Set exercise:
Copy out exactly the lines spanning the line with "Recreate this image" to the line with "(u) at (499,411);", inclusive, from the data underneath, with no pictures.
--- Begin Task data ---
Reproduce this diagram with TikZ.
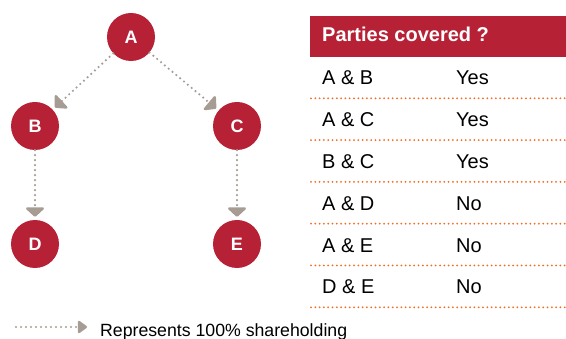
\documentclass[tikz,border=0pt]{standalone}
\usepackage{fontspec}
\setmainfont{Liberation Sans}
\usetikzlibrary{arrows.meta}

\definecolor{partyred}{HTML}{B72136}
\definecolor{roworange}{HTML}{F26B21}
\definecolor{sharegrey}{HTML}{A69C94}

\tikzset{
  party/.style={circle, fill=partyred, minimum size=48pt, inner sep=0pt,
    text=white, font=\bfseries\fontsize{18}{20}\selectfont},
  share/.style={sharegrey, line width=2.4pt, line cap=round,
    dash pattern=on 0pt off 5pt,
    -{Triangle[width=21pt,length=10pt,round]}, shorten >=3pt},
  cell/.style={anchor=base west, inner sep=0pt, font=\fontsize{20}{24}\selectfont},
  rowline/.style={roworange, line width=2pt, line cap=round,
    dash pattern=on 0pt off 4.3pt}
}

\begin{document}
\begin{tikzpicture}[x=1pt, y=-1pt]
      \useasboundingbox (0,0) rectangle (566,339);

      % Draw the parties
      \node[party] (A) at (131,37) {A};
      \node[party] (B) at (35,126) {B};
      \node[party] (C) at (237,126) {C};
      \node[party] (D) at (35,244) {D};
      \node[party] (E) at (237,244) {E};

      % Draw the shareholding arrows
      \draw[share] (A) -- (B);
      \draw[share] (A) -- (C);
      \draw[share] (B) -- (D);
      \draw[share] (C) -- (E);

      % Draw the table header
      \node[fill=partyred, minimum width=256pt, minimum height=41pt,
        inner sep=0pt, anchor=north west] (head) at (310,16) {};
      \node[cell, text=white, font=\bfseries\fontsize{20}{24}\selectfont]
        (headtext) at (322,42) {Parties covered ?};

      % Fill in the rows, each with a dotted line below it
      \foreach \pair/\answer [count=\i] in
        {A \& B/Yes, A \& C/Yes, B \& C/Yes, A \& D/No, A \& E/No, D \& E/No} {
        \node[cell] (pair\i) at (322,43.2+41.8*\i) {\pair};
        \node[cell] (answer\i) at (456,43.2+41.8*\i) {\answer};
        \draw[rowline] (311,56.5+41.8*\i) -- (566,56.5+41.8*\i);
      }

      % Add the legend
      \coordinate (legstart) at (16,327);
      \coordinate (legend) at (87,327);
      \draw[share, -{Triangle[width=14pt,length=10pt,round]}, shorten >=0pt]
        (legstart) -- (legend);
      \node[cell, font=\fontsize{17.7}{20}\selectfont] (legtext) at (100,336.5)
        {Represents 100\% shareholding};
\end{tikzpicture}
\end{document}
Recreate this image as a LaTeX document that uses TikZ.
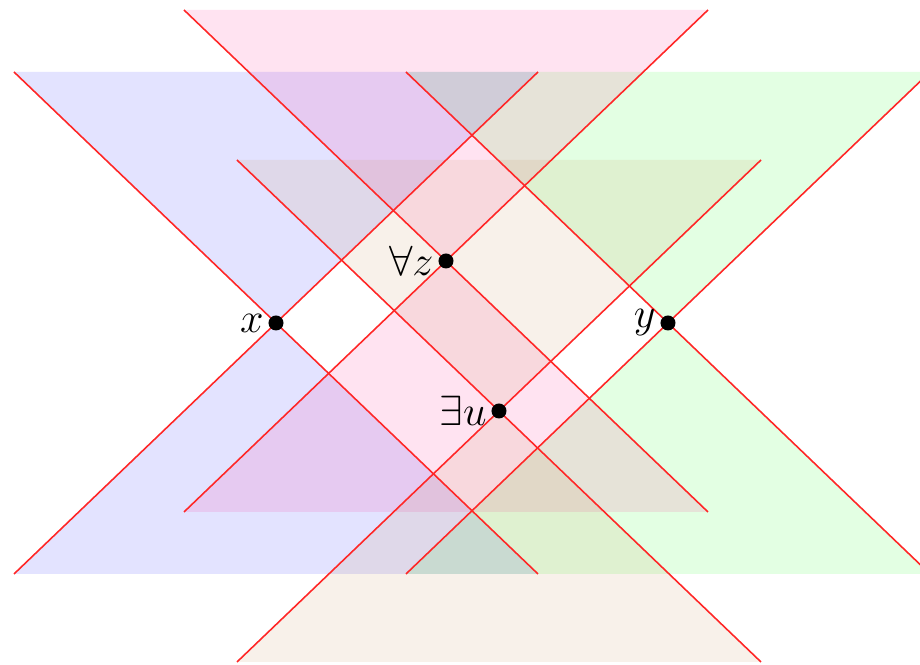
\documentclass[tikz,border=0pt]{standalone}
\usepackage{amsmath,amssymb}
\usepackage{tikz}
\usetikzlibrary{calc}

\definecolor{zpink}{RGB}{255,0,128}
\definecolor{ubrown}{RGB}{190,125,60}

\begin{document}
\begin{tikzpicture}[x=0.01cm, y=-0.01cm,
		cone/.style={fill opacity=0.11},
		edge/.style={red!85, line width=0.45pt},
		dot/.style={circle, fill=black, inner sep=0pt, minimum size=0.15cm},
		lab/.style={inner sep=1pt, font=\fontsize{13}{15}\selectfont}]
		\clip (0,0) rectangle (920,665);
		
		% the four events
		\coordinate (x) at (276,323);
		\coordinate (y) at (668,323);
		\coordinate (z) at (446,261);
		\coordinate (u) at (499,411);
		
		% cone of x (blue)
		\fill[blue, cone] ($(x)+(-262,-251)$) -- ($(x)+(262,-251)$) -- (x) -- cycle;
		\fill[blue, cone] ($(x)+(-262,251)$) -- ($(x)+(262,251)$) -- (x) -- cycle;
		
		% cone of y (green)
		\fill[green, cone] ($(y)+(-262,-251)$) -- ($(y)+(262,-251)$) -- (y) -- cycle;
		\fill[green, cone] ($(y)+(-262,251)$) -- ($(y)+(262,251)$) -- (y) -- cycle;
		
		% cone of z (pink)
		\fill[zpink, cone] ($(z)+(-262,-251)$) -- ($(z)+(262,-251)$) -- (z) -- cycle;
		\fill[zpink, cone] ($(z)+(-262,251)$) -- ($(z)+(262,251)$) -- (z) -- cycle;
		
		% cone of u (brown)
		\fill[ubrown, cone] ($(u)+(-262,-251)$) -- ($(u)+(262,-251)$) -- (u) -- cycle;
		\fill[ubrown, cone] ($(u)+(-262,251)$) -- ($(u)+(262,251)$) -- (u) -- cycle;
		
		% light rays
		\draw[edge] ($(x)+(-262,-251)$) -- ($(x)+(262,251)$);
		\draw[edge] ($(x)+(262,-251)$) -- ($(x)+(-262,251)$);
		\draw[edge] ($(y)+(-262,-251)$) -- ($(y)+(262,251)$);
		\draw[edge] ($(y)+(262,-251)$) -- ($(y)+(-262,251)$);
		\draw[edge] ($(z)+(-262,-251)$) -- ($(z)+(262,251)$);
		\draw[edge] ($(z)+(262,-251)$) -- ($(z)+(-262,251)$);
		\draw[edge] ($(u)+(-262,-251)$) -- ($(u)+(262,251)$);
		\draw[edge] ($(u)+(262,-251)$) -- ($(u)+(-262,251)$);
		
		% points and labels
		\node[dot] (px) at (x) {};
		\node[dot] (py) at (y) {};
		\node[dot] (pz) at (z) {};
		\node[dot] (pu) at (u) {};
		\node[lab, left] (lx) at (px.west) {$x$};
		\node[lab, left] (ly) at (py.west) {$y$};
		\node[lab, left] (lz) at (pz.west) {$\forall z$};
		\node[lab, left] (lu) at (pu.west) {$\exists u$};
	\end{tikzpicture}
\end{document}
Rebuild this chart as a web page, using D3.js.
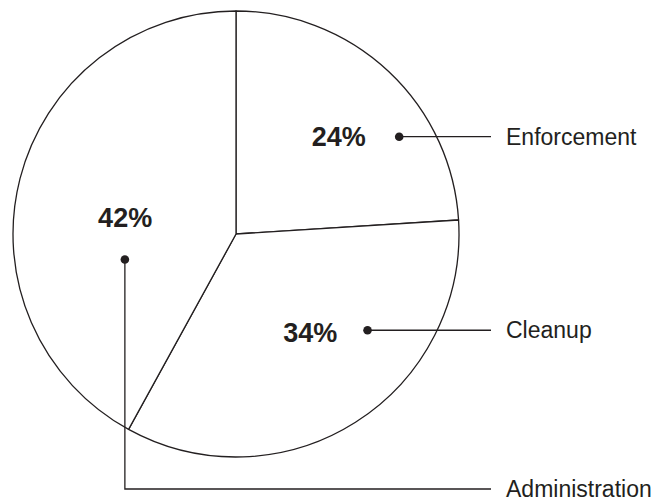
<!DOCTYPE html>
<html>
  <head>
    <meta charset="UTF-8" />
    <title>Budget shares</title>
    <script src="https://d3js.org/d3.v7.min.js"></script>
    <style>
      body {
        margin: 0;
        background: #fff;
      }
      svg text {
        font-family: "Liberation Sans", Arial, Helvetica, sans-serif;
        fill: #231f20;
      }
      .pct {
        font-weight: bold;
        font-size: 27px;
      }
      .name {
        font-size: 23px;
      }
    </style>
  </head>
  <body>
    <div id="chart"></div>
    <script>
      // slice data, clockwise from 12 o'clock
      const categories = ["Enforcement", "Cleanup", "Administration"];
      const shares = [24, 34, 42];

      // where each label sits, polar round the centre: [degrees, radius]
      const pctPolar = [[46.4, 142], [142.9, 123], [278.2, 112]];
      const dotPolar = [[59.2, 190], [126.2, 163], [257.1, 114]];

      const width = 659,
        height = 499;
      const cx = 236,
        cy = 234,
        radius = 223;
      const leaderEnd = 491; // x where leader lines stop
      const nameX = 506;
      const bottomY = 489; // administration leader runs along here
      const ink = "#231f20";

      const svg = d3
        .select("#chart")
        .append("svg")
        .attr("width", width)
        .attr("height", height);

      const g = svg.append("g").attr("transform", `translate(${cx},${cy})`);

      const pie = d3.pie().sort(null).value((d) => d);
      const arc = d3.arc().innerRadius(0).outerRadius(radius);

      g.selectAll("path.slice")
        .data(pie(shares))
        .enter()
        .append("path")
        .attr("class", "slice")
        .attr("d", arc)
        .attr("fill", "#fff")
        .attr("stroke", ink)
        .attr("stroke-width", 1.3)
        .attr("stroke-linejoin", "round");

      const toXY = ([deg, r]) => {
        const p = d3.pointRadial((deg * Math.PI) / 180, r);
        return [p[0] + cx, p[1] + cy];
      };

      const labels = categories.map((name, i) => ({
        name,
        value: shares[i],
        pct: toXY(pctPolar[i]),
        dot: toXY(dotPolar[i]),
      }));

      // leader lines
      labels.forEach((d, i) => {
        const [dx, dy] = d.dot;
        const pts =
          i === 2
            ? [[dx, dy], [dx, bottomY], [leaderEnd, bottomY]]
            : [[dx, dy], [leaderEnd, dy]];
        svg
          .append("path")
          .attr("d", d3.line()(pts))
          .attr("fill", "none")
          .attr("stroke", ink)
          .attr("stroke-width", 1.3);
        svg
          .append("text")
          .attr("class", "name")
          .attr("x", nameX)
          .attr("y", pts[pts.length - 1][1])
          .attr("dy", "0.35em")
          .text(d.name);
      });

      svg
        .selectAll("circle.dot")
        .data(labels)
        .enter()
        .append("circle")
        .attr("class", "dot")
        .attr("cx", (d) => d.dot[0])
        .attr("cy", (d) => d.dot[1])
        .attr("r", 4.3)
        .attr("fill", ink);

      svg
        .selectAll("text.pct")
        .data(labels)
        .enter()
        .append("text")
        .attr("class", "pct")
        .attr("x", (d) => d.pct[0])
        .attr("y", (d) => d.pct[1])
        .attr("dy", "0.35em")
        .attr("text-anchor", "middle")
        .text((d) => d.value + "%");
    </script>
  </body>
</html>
--- End Task data ---
Worked answer:
Recreate this image as a LaTeX document that uses TikZ.
\documentclass[tikz,border=0pt]{standalone}
\usepackage{amsmath,amssymb}
\usepackage{tikz}
\usetikzlibrary{calc}

\definecolor{zpink}{RGB}{255,0,128}
\definecolor{ubrown}{RGB}{190,125,60}

\begin{document}
\begin{tikzpicture}[x=0.01cm, y=-0.01cm,
		cone/.style={fill opacity=0.11},
		edge/.style={red!85, line width=0.45pt},
		dot/.style={circle, fill=black, inner sep=0pt, minimum size=0.15cm},
		lab/.style={inner sep=1pt, font=\fontsize{13}{15}\selectfont}]
		\clip (0,0) rectangle (920,665);
		
		% the four events
		\coordinate (x) at (276,323);
		\coordinate (y) at (668,323);
		\coordinate (z) at (446,261);
		\coordinate (u) at (499,411);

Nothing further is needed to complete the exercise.